Он говорит о том, что казахстанские власти ориентировались на опыт Израиля, Германии и Польши по этнической репатриации. Первопричиной же, по его мнению, был отток населения после обретения независимости.

— Мое предложение: кандас приехал — сразу дать ему дом. В частную собственность. Чтобы он чувствовал себя хозяином своего дома, своей земли. А так нашим если дают, то в аренду на 5 лет, а потом ты его выкупаешь за сумму, которая остается. Потом надо увеличить штат комитета по миграции. С 2018 года их трижды сокращали. Нужно больше людей, чтобы они могли профессионально выполнять свои функции. Нанять специальных людей, которые будут переводить все для кандасов, к примеру, и так далее.
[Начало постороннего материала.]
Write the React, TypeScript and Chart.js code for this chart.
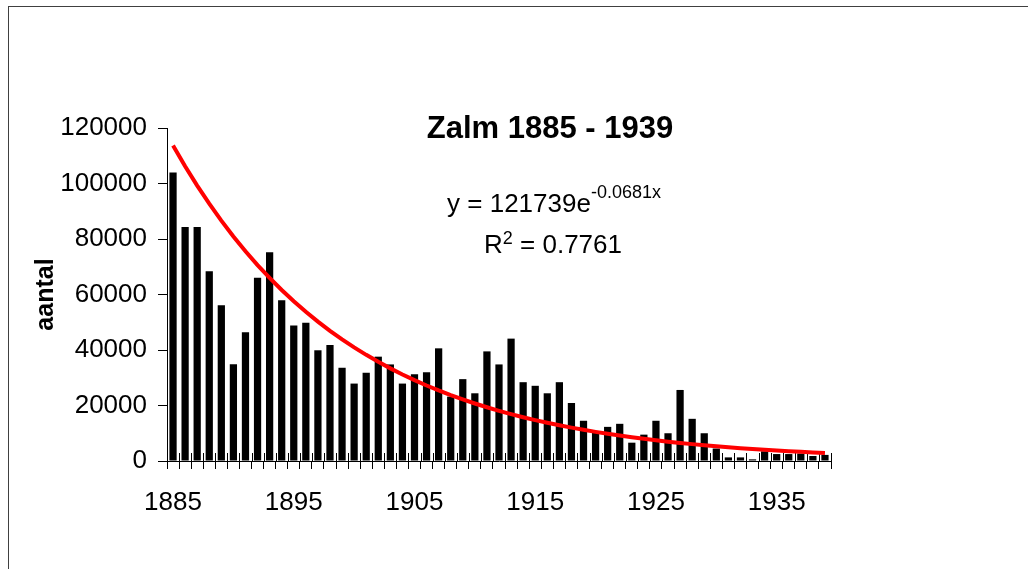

Потом, вывести комитеты по миграции из-под контроля департаментов полиции и передать под прямое управление министерства внутренних дел. Чтобы это была самостоятельная структура, чтобы они могли сами формировать штат и сами издавать приказы. Тогда многое облегчится в работе комитета и в их компетентности для кандасов, – считает Дуйсентайулы.

Дуйсентайулы говорит, что конфликты между местными жителями и кандасами возникают из-за нехватки земли и работ. В Алматинской области кандасы «уже не вмещаются». Потому власти создали программы переселения с юга на север.

— Я был несколько раз на севере. Там запустение. Где жили десятками тысяч, осталось 2-3 школы. Потом, все эти заявления российских депутатов о нашем севере. Потому надо было увеличить количество казахов там, — говорит Дуйсентайулы.

Он рассказывает о том, что проблемы с землей привели к тому, что кандасы и местные жители разделились и живут своими сообществами.

— Я более трех лет в «Отандас-Ел». Ходил и на тои, и на собрания кандасов. На их тоях нету местных. Я сам местный, потому сходил и на праздники местных. Там тоже от силы 2-3 кандаса присутствуют. Когда спрашиваю, почему так, то местный аксакал так ответил: «Мы их зовем, они сами отделяются. Почему мы их зовем, а они нас нет?» Со стороны кандасов говорят, что их стол не похож на местный, и они стесняются звать местных. В общем, много таких причин. Надо проблемы решать, а не названия менять. Женить детей кандасов и местных. У меня вот жена — вернувшаяся в 1962 году из Китая. Сейчас профессор в университете. Ее учебники читают все дети в Казахстане. Не надо делиться.